Vaz replied: "We don't accept any of that."

Professor Alexis Jay's report on child sexual exploitation in Rotherham revealed countless instances of children being "violently raped, beaten, forced to perform sex acts in taxis and cars when they were being trafficked between towns, and serially abused by large numbers of men".

Many children became suicidal and repeatedly self-harmed, while years afterwards "a disproportionate number were victims of domestic violence, had developed long-standing drug and alcohol addiction, and had parenting difficulties with their own children, resulting in child protection/children in need interventions".

Wright's decision to resist the near-universal calls for him to resign has led to increased activism from the far-right English Defence League, which has protested in Rotherham against him.

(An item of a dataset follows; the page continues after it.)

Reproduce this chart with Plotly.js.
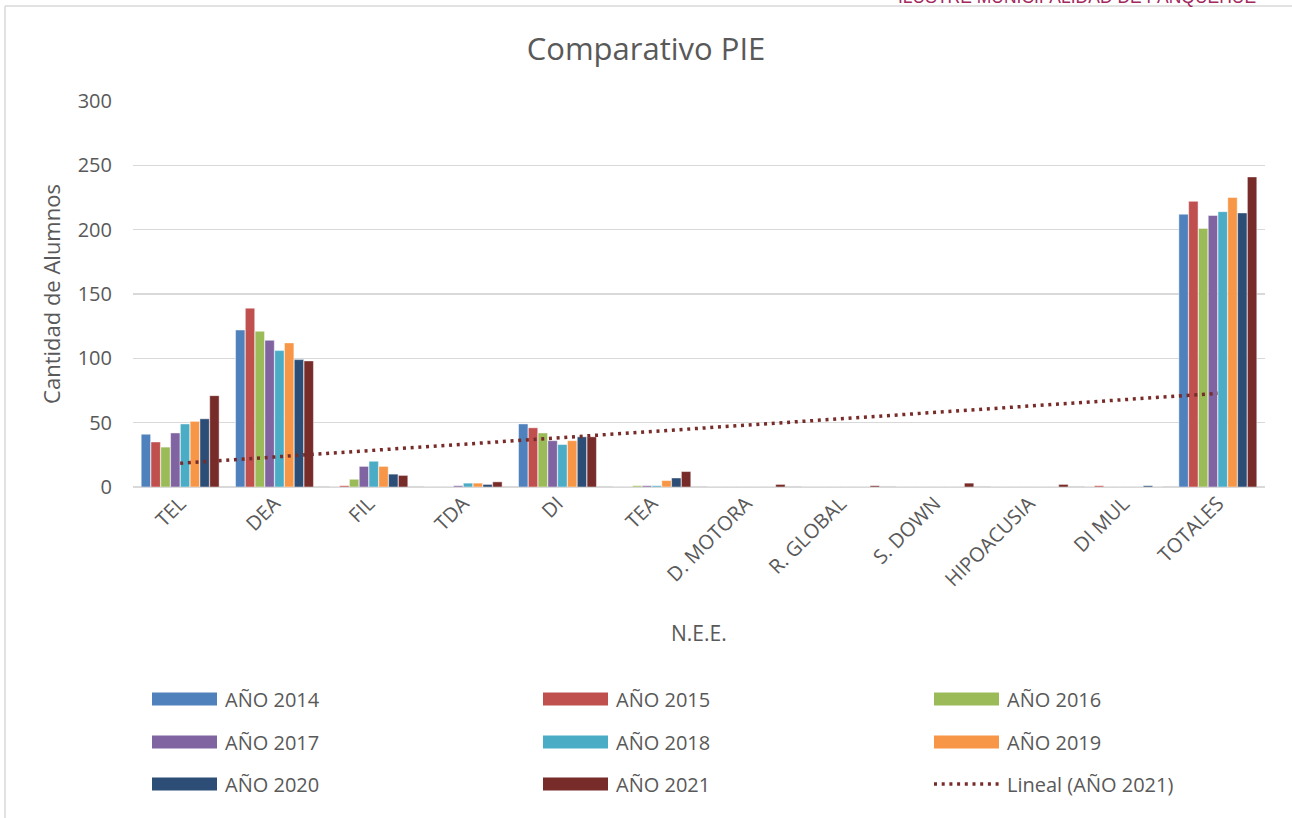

Vaz added: "It is the unanimous view of this committee that you should resign immediately.

"We don't believe that you command the confidence of the public… for your own sense of honour, if you believe that exists, you should do so immediately."

Also appearing today was Meredydd Hughes, who served as Chief Constable of South Yorkshire police from 2004 until 2011.

He said he had not seen three of the four reports cited by the Jay report until he read them last night.

Hughes told MPs: "I am not immune to the ideas that this is a hideous crime, and I am deeply embarrassed, but I can say with honesty that at the time I was both deputy and chief constable, I had no idea of the scale or scope of this type of organised crime."

But Vaz repeatedly responded by insisting "we find this impossible to believe", before rebuking Hughes for complaining about the "media-driven" nature of the questioning.

"I have signally failed the victims of these criminals," Hughes added.

"It hurts, it's something that I loathe, but to say I am misleading and lying to this committee – I can only say I welcome the fact there will be an independent inquiry into the documentation and whole history of this."

Hughes said he was "struggling" as he was forced to admit he could not name any of the "three or four" chairs of the South Yorkshire police authority during the time he was chief constable.